Judgment of the Court in Case C-349/21 | HYA and Others (Grounds for authorising telephone tapping)
A decision authorising telephone tapping need not contain individualised reasons
The obligation to state reasons is not infringed where the decision is based on a detailed and substantiated request from the competent prosecution authority and the reasons for the authorisation can be easily and unambiguously deduced from a cross-reading of the application and the authorisation
In 2017, the President of the Bulgarian Specialised Criminal Court, based on reasoned, detailed and substantiated applications from the investigating prosecutor, authorised the telephone tapping of four individuals suspected of committing serious intentional crimes.
In giving reasons for his decisions, the President followed the existing national judicial practice of using a pre-drafted template that did not contain individualised reasons and which, in essence, merely stated that the requirements of the national legislation on telephone tapping, referred to in the template, had been met.
The four individuals were then charged with participation in an organised criminal gang before the Specialised Criminal Court heard the case on its merits.
Since the content of the recorded conversations is of direct importance in establishing the validity of the indictment, the Specialised Criminal Court must first review the legality of the procedure that led to the authorisation of the telephone tapping.
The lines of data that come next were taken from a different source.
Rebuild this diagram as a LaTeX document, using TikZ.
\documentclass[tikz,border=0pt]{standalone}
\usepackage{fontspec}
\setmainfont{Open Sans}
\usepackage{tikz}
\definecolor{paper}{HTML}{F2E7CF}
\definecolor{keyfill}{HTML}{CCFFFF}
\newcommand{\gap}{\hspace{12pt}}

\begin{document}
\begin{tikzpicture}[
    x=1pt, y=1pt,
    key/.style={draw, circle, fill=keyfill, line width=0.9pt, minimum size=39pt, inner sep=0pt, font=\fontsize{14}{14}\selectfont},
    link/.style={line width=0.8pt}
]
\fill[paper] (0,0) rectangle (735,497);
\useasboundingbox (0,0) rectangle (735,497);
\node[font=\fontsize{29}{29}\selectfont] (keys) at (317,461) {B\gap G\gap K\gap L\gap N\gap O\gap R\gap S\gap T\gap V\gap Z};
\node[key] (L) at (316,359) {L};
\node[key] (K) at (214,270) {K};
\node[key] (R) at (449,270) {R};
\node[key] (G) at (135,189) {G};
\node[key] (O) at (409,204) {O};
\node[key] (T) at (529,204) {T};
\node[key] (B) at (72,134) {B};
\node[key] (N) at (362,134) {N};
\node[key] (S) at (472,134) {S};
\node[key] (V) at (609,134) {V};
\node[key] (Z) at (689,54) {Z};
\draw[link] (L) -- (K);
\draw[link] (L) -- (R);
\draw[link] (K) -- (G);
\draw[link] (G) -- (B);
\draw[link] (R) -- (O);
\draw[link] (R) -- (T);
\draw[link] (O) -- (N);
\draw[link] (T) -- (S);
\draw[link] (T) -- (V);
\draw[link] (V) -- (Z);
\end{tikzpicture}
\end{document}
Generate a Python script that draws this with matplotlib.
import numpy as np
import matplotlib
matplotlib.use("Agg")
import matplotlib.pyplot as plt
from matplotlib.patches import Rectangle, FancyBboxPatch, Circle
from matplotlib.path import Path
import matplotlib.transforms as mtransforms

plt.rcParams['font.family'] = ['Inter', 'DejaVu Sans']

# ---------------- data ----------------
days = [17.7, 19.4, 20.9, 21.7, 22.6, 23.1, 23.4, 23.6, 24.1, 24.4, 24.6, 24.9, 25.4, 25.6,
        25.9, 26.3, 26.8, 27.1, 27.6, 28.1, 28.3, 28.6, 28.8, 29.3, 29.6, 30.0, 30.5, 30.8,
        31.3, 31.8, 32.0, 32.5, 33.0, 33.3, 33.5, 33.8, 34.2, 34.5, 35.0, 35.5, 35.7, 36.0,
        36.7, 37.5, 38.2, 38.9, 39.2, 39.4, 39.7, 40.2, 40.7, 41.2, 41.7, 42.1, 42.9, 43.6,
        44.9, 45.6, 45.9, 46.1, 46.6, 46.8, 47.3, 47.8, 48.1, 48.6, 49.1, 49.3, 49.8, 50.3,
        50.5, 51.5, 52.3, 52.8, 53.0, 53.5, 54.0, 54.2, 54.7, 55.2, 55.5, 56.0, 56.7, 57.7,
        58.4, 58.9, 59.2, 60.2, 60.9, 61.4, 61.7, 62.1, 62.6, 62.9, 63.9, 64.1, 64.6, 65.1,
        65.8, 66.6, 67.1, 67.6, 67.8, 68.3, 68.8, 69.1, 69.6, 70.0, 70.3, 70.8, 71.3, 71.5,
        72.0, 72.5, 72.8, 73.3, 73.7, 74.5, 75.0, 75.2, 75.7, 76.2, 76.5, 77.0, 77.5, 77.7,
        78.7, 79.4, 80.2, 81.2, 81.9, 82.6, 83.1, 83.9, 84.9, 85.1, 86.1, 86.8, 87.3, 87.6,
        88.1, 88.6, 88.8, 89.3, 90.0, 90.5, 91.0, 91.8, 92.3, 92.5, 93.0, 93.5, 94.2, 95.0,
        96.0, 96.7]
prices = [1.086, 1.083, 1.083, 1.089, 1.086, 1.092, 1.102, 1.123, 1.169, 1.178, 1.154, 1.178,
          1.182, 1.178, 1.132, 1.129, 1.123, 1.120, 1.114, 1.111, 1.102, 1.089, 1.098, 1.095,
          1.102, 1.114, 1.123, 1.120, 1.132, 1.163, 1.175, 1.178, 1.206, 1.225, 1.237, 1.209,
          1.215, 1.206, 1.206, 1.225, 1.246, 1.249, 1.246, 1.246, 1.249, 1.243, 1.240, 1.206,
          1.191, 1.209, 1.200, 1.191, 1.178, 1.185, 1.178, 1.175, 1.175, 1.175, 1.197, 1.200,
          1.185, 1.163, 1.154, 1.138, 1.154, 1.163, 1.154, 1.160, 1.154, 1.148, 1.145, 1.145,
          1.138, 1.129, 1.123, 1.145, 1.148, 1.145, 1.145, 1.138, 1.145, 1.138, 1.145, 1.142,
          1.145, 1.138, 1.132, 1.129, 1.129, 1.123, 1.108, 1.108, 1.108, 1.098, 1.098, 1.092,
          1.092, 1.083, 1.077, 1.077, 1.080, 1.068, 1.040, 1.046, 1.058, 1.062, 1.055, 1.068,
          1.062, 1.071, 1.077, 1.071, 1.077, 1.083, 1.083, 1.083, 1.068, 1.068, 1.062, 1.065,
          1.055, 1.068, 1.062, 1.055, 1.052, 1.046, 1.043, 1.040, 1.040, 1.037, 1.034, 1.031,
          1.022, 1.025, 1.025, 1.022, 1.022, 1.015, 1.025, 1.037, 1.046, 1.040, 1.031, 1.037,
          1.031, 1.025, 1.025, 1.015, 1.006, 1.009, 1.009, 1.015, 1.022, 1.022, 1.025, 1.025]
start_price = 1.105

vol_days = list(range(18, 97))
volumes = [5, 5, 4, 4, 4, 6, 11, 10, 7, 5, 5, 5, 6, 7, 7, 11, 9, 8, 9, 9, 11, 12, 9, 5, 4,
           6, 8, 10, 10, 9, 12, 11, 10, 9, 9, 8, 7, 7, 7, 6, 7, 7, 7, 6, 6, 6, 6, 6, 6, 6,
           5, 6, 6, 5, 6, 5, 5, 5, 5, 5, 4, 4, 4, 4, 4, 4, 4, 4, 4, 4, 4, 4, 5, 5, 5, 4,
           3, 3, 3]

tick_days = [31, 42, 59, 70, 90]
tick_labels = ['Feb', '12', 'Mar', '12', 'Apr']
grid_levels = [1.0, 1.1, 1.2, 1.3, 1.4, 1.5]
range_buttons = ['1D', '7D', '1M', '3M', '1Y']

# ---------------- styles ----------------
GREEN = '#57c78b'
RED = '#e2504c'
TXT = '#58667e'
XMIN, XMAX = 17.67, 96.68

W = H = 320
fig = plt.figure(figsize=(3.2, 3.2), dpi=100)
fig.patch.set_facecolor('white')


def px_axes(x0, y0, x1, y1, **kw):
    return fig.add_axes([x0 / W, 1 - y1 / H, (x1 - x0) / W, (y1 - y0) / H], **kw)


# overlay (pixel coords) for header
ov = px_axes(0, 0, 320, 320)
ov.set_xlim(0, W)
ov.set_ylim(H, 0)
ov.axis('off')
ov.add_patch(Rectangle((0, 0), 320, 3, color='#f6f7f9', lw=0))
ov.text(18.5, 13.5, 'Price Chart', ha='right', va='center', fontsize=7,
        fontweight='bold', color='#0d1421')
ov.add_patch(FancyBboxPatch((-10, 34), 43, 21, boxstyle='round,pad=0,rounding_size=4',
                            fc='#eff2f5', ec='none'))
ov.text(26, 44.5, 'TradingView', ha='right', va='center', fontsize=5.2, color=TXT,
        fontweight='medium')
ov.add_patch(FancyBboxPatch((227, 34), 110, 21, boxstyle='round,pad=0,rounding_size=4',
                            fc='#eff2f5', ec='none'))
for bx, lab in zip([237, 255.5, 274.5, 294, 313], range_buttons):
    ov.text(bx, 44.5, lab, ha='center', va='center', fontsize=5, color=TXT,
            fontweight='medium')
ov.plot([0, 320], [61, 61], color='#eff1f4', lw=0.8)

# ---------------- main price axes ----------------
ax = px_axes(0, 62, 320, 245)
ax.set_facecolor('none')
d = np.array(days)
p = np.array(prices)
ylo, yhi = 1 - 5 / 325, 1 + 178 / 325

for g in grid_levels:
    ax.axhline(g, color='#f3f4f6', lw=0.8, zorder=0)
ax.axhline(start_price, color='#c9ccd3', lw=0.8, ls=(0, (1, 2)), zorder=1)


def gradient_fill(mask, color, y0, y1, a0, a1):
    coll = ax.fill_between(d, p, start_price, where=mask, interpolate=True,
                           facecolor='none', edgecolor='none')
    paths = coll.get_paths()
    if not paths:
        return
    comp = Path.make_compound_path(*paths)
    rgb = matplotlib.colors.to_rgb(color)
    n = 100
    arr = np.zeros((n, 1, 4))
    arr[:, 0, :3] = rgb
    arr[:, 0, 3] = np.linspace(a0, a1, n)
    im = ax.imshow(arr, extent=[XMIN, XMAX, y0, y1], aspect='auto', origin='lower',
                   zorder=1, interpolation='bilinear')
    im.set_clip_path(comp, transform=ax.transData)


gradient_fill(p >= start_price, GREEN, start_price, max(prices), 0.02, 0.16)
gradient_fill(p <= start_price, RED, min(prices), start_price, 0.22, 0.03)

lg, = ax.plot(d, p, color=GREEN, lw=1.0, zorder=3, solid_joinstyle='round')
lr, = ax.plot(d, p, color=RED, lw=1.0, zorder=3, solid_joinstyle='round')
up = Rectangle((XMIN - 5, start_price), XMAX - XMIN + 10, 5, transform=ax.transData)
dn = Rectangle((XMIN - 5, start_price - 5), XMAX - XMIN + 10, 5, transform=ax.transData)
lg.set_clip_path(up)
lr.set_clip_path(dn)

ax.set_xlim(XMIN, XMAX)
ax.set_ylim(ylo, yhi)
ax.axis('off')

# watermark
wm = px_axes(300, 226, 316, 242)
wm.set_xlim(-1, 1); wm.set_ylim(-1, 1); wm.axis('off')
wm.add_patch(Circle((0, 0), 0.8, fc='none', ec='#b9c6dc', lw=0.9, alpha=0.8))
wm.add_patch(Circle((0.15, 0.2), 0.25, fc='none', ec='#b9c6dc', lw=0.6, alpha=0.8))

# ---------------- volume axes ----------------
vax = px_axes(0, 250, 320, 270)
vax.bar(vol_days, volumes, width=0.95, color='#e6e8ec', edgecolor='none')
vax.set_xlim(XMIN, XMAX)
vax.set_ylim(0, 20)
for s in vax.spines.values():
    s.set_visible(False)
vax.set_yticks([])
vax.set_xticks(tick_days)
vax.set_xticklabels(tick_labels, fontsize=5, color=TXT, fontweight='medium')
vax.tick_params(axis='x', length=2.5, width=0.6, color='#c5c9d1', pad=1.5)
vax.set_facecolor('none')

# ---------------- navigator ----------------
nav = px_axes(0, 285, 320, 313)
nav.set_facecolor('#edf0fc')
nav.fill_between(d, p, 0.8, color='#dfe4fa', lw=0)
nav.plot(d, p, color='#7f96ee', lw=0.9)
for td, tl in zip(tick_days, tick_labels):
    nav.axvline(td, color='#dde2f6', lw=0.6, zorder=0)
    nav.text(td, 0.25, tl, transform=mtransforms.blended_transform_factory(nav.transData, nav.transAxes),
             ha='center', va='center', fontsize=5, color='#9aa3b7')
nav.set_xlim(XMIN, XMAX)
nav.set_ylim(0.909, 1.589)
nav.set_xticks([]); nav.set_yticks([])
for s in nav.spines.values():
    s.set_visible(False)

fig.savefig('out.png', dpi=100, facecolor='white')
In this context, that court asks whether the national practice regarding the reasons given for decisions authorising telephone tapping is compatible with the Directive on privacy and electronic communications1, read in the light of the Charter of Fundamental Rights of the European Union. It has therefore referred to the Court for a preliminary ruling.
In today’s judgment, the Court notes that, as regards the national practice at issue, the judge authorising the telephone tapping adopts his decision on the basis of a reasoned and detailed application enabling him to determine whether the conditions for granting authorisation have been met. The Court notes that this practice is part of the legislative measures adopted by Bulgaria under the Directive on privacy and electronic communications, which provide for the possibility of adopting reasoned judicial decisions that have the effect of restricting the principle of confidentiality of electronic communications and traffic data, set out in that directive.
The Court then states that it may be deemed that, by signing a pre-drafted text according to a template indicating that the legal requirements have been met, the national judge endorsed the grounds of the detailed application submitted to him by the competent prosecuting authority, while at the same time ensuring that those requirements had been met. In that context, it would be artificial to require that the telephone tapping authorisation should contain a specific and detailed statement of reasons when the application, in respect of which the authorisation is granted, already contains such a statement of reasons under national law.
Furthermore, the Court states that once the person concerned has been informed that he or she has been the subject of telephone tapping, the obligation to state reasons laid down in the Charter of Fundamental Rights requires that both the person concerned and the court responsible for verifying the legality of the authorisation for telephone tapping must be able to understand the reasons for the authorisation. This requires that they should have access not only to the authorisation decision, but also to the application of the authority that requested it.
The Court further specifies that these persons concerned must be able to understand easily and unambiguously, by reading the authorisation and the reasoned application accompanying it, the precise reasons why that authorisation was granted in the light of the factual and legal circumstances characterising the individual case underlying the application. It adds that when the authorisation decision merely indicates the validity period of authorisation and states that the legal provisions have been met, it is essential that the application should clearly state all the necessary information so that the persons concerned are in a position to understand that, on the basis of this information alone, the judge who granted the authorisation has, by endorsing the reasoning contained in the application, come to the conclusion that all the legal requirements have been met.
NOTE: A reference for a preliminary ruling allows the courts and tribunals of the Member States, in disputes which have been brought before them, to refer questions to the Court of Justice about the interpretation of European Union law or the validity of a European Union act. The Court of Justice does not decide the dispute itself. It is for the national court or tribunal to dispose of the case in accordance with the Court’s decision, which is similarly binding on other national courts or tribunals before which a similar issue is raised.